I guarantee my children can carry on a conversation about World War II, the impact of the Berlin Wall, the Homeland war in Bosnia & Herzegovina, speak about Van Gogh’s techniques over his lifetime, and why they changed. They can discuss the tragedies and plight of elephants in Thailand or the impact of the Dutch during the Holocaust all with any adult and truly be able to hold their own. In science, they not only have learned but they’ve seen first hand what happens with mineral deposits over thousands of years, they’ve walked between two tectonic plates in Iceland, and have a true understanding of the benefits of geothermal energy and the impacts of erosion. They’ve swum over 4000 year old ruins and seen the archeological discovery and reconstruction of ruins from time periods that are difficult to imagine. They have each read dozens and dozens of books related to women’s rights, wars, the Holocaust, the plight of people from far past through current day. They have a better understanding of money than most 30 year olds, are able to see the value of money across countless economies, have seen that a simple thing like oranges are practically free in one place or $5 a pound, depending upon the location. They can figure out exchange rates everywhere from Iceland to the Netherlands, to Croatia and Turkey and everywhere in between. They work on daily budgeting with hotels, food & transport. They have a true working knowledge of time zones and geography. Daily the convert celsius to fahrenheit, kilometers to miles, the list goes on and on. But a formal education…honestly, it really hasn’t happened.

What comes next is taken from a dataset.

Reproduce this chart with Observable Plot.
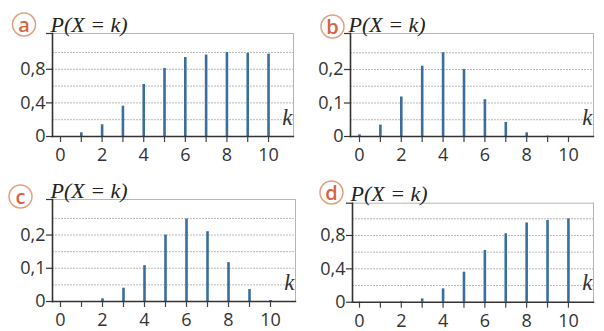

So, am I complaining? Absolutely not. Do I love what we’re doing? No doubt about it. Would I trade it for anything in the world? Not a chance. But for those that think it’s easy, that we’re on a vacation, that we’re sitting around eating Turkish delight with our feet up…don’t be fooled. There’s no vacation here. The eating bon-bons and relaxing, well, it happens about as much (or as little) as it happens at home.